University of Oslo psychology professor Stine Vogt, PhD studied the reactions of nine psychology students and nine art students. Each viewed a series of 16 pictures while a camera and computer monitored where their gazes fell. She found that artists’ eyes tended to scan the whole picture, including empty expanses of ocean or sky, while the non-artists focused on objects, especially people. Perception (Vol. 36, No. 1).

What were these artists seeing that others did not see? They were looking at the structure of the scene and how the elements related to each other. They were noticing the colors and how they played together. Maybe they were also noticing the lines and how they led their eye throughout the painting, finally resting on the center of interest, the people. They were seeing the big picture. 
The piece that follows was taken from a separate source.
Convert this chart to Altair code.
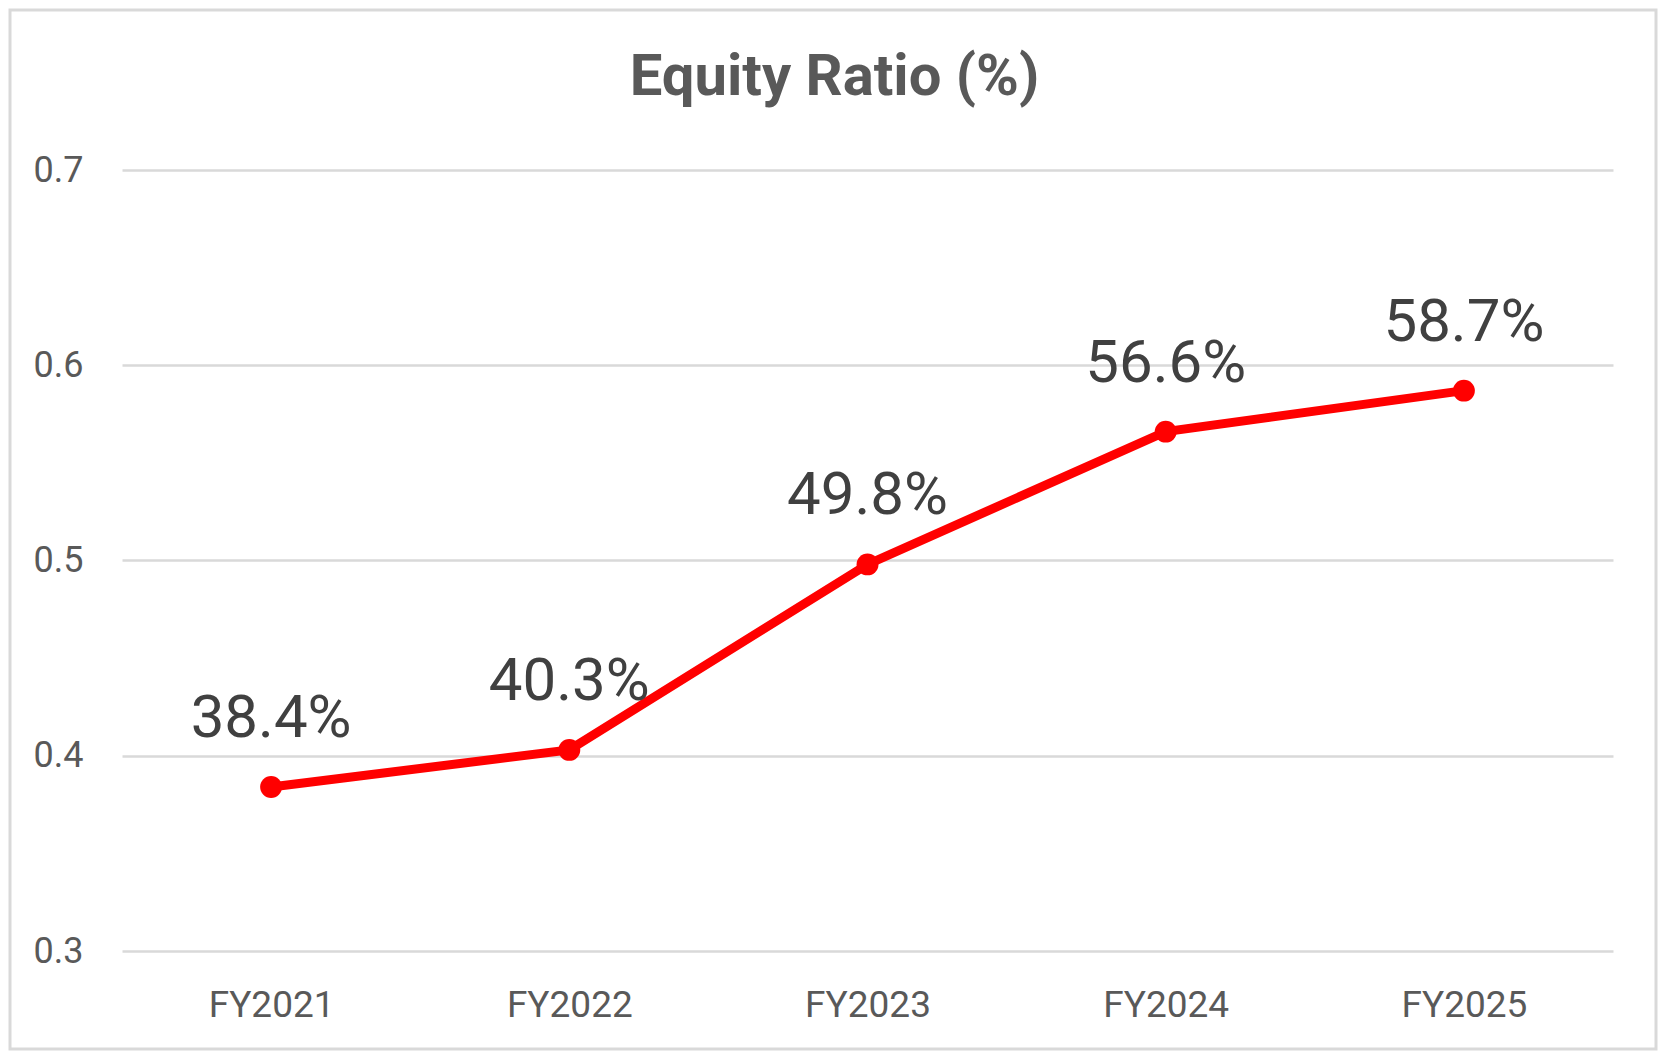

Use of all five senses is surely important for a more creative and fulfilling life but seeing may be the most important sense for the artist. In fact, it may be pivotal in determining the success of an artist. And here’s the kicker, the key for a beginning painter is not seeing more (ie: all the little details about a scene) but seeing less.  When we cut through all the noise of the scene to see the essence of its structure - its line, shapes, colors, and values - we can then start to transfer that essence onto a canvas with paint. And learning all the other bits and pieces of how to paint come more easily when we know how to see.


PS The moment I realized I was seeing differently was the exact moment I really felt like an artist.